═════ Dataset excerpt
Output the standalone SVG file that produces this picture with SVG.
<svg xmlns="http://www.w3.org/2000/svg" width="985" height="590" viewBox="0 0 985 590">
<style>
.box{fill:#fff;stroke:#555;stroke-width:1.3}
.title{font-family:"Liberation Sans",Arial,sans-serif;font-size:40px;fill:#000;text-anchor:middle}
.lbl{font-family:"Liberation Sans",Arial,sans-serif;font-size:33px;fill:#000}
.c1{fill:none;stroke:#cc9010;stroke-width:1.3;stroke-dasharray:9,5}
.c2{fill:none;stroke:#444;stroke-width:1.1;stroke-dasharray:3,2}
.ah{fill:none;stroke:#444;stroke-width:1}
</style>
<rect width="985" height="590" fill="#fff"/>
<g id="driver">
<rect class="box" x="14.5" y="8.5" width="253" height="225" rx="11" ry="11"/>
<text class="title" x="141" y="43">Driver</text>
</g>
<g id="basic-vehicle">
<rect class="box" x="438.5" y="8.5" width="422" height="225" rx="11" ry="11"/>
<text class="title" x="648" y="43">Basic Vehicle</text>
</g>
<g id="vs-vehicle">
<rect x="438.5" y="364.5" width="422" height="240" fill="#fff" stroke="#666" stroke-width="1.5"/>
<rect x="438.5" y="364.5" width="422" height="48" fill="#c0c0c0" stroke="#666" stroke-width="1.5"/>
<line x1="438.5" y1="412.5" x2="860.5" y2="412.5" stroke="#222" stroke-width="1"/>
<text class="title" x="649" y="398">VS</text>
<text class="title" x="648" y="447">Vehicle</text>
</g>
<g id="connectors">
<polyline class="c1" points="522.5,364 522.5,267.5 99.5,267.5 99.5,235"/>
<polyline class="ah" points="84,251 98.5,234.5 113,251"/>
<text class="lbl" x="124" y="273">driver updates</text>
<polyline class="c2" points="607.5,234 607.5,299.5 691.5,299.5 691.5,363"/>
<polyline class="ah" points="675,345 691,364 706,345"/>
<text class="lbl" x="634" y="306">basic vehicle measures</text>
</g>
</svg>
══════════
Make an exact copy of the listing, including every line.

Result of the exercise -
Output the standalone SVG file that produces this picture with SVG.
<svg xmlns="http://www.w3.org/2000/svg" width="985" height="590" viewBox="0 0 985 590">
<style>
.box{fill:#fff;stroke:#555;stroke-width:1.3}
.title{font-family:"Liberation Sans",Arial,sans-serif;font-size:40px;fill:#000;text-anchor:middle}
.lbl{font-family:"Liberation Sans",Arial,sans-serif;font-size:33px;fill:#000}
.c1{fill:none;stroke:#cc9010;stroke-width:1.3;stroke-dasharray:9,5}
.c2{fill:none;stroke:#444;stroke-width:1.1;stroke-dasharray:3,2}
.ah{fill:none;stroke:#444;stroke-width:1}
</style>
<rect width="985" height="590" fill="#fff"/>
<g id="driver">
<rect class="box" x="14.5" y="8.5" width="253" height="225" rx="11" ry="11"/>
<text class="title" x="141" y="43">Driver</text>
</g>
<g id="basic-vehicle">
<rect class="box" x="438.5" y="8.5" width="422" height="225" rx="11" ry="11"/>
<text class="title" x="648" y="43">Basic Vehicle</text>
</g>
<g id="vs-vehicle">
<rect x="438.5" y="364.5" width="422" height="240" fill="#fff" stroke="#666" stroke-width="1.5"/>
<rect x="438.5" y="364.5" width="422" height="48" fill="#c0c0c0" stroke="#666" stroke-width="1.5"/>
<line x1="438.5" y1="412.5" x2="860.5" y2="412.5" stroke="#222" stroke-width="1"/>
<text class="title" x="649" y="398">VS</text>
<text class="title" x="648" y="447">Vehicle</text>
</g>
<g id="connectors">
<polyline class="c1" points="522.5,364 522.5,267.5 99.5,267.5 99.5,235"/>
<polyline class="ah" points="84,251 98.5,234.5 113,251"/>
<text class="lbl" x="124" y="273">driver updates</text>
<polyline class="c2" points="607.5,234 607.5,299.5 691.5,299.5 691.5,363"/>
<polyline class="ah" points="675,345 691,364 706,345"/>
<text class="lbl" x="634" y="306">basic vehicle measures</text>
</g>
</svg>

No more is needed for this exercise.